Recent survey by employment portal Head Hunter Ukraine shows that 68% of job seekers would take a freelance opportunity. 16% of applicants would like to work from home as full-time freelancers, while half of Ukrainian workers see it as a way of complementing income from a full-time occupation.
Freelance in Ukraine: Why people choose to work from home?
The majority of Ukrainians still want to build a career in the office, even though they could be earning more by devoting 8 hours daily to freelance.
52% of respondents to April 2017 research by HH.ua stated that they would consider remote positions as a way of supplementing their income. Other factors such as sharing information and experiences, the ability to socialize, also play a part in motivation of office workers who aspire for a standard type of vocation.
- At the same time, 20% of people said there were no such self-employed opportunities in their industries.
- Only 12% of the people who answered the survey do not consider freelance, stating they were not interested.
Thus, over 2/3 of Ukrainians would consider a vacancy as a freelancer.
The need for extra income is the main driver behind the desire of locals to dabble as freelancers. Currently, families in Ukraine only have a monthly income of about USD 111 per person. The average monthly wage in the country is mere USD $256. The lack of cash pushes income-earners to seek additional opportunities to complement the family budget.
Freelance jobs: What Ukrainians like about them?
The main advantage that attracts applicants to freelance is flexible schedule: 37% of people pointed to this factor.
- The ability to earn more attracts 35% of job seekers.

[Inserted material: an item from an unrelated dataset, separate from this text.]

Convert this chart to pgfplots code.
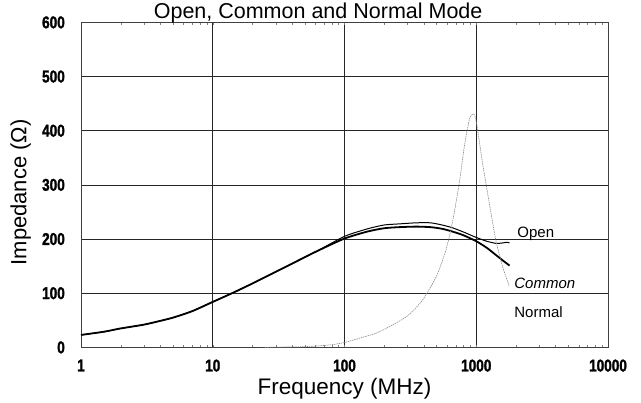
\documentclass[border=0pt]{standalone}
\usepackage{fontspec}
\setmainfont{Liberation Sans}
\newfontfamily\tickfont[FakeStretch=0.8,FakeBold=1.6]{Liberation Sans Bold}
\usepackage{pgfplots}
\pgfplotsset{compat=1.18}
\begin{document}
\begin{tikzpicture}
\begin{axis}[
  scale only axis, width=527pt, height=325pt,
  xmode=log, xmin=1, xmax=10000, ymin=0, ymax=600,
  xtick={1,10,100,1000,10000}, xticklabels={1,10,100,1000,10000},
  ytick={0,100,200,300,400,500,600},
  minor xtick={},
  grid=major, major grid style={black!85, line width=0.6pt},
  axis line style={black!75, line width=0.8pt},
  major tick length=0pt,
  /pgf/number format/assume math mode=true,
  ticklabel style={font=\tickfont\fontsize{17}{17}\selectfont, inner sep=0pt},
  xticklabel shift=12pt, yticklabel shift=16pt,
  clip=false,
]
\addplot[black, line width=1.0pt, smooth, tension=0.4] coordinates {
 (1,23)(1.5,29)(2,35)(3,42)(4,49)(5,55)(7,67)(10,84)(14,100)(20,118)(34,146)(61,177)
 (100,205)(150,219)(200,226)(260,228)(350,230)(450,230)(550,226)(657,221)(800,213)
 (1000,203)(1200,196)(1420,192)(1600,193)(1700,194)(1790,193)};
\addplot[black, line width=1.8pt, smooth, tension=0.4] coordinates {
 (1,23)(1.5,29)(2,35)(3,42)(4,49)(5,55)(7,67)(10,84)(14,100)(20,118)(34,146)(61,177)
 (100,201)(150,214)(200,220)(260,222)(350,223)(450,222)(550,219)(657,214)(800,207)
 (1000,196)(1200,184)(1420,170)(1600,160)(1790,151)};
\addplot[black!45, line width=0.6pt, dash pattern=on 1.5pt off 0.8pt, smooth, tension=0.4] coordinates {
 (25,0)(30,0.5)(45,1)(61,2.5)(80,5)(100,9)(130,17)(173,26)(218,38)(300,58)(390,87)
 (500,132)(589,180)(657,229)(743,303)(812,371)(885,420)(930,430)(956,431)(985,425)
 (1025,401)(1117,340)(1257,266)(1408,198)(1585,149)(1780,113)};
\node[anchor=west, inner sep=0pt, font=\fontsize{15}{15}\selectfont] at (axis cs:2046,210) {Open};
\node[anchor=west, inner sep=0pt, font=\fontsize{15}{15}\selectfont\itshape] at (axis cs:1941,118) {Common};
\node[anchor=west, inner sep=0pt, font=\fontsize{15}{15}\selectfont] at (axis cs:1941,65.5) {Normal};
\node[anchor=base, font=\fontsize{22.5}{22.5}\selectfont] at ([yshift=-47pt]rel axis cs:0.5,0) {Frequency (MHz)};
\node[rotate=90, anchor=center, font=\fontsize{22}{22}\selectfont] at ([xshift=-60.3pt]rel axis cs:0,0.477) {Impedance (Ω)};
\node[anchor=base, font=\fontsize{21.5}{21.5}\selectfont] at ([yshift=3.5pt]rel axis cs:0.45,1) {Open, Common and Normal Mode};
\end{axis}
\path ([shift={(-81pt,-55pt)}]current axis.south west) rectangle ([shift={(33pt,19pt)}]current axis.north east);
\end{tikzpicture}
\end{document}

- 32% of respondents mentioned such advantages as not being tied in an office and the opportunity to work on several projects at the same time.
- However, participants of the scheme don’t believe that being employed from home is more productive than an office employment. Mere 7% of users believe working remotely helps to improve productivity.
- 14% of the people surveyed mentioned avoidance of unpleasant contacts as something they value in positions as freelancers.
- Just 15% of candidates said that remote employment provides them with more spare time.
Other things freelancers mentioned as making such jobs worthwhile are the ability to control work processes (18%), solve personal issues at any time (23%), and opportunities to choose projects that interest them (19%).
Remote jobs in Ukraine
- A search on online portal Work.ua shows 88,174 vacancies in the last 30 days.
- From these vacancies, only 4316 offer remote employment (4.86%).
- Straight away, the first vacancies on the list seek writers for pseudo-dating online schemes. Pseudo-dating PPL (pay-per-letter) structures offer much higher remuneration than general industries: 7500 hryvnia (USD $287) for a waiter, 4000 hryvnia (USD $153) for a worker of a food processing plant, as compared to 11,000-27,000 hryvnia ($420-1032) for a writer of love letters to foreigners, with many of the ads stating, “no experience or knowledge of English required, use online translator”.
With over 2/3 of Ukrainian job seekers willing to consider freelancing, such positions appear attractive.
Definitely, earning the amounts promised by ads is only possible for a hardworking creator of love confessions, who managed to accumulate dozens of paying suitors. But cash-strapped Ukrainians are willing to give it a go, and some individuals may stay involved in the business of “brachka” for long periods of time. Such vacancies, too, are classified as freelance positions.
- Experts estimate that around 40,000 of Ukrainians are employed in operations of PPL pseudo-dating.
- To understand the scale of operations, the size of the PPL industry (by the number of employees) may be comparable to 1/4 of Ukraine’s police force.
Citizens of Ukraine are mostly looking for jobs on online employment portals and such offers are omnipresent.
Jobs in marriage agencies: What workers are supposed to do?
The ads may be vague about responsibilities or openly state the essence of the freelance job on offer as “correspondence on websites”. However, most advertisements demand experience of working for known PPL structures. Advertisers stress the need for “creativity” and requirement to work hard, desire to earn. One advertisement promises applicants 40-60% commissions from the amounts earned [by the hiring agent].
Such ads have plenty of legal issues, which don’t seem to bother local authorities.
- The earnings listed in ads are hardly achievable.
- The essence of the job constitutes a fraudulent activity.
- Workers are not employed on a legitimate contract but work for cash (undocumented) payments.
- At the same time, only registered businesses can place job ads online at well-known websites like Work.ua. Employers openly list their phone numbers and contact details.
These ads are placed by agents of PPL websites, who are paid commissions for chats and mails, sent through the system. (PPL sites admit they pay commissions to agents for communication on websites, but deny that their agents employ workers to falsify romantic relationships.)
It’s 2017 and the system is still in full gear: Phone numbers, names of registered companies. Any bets on how long it’s going to last?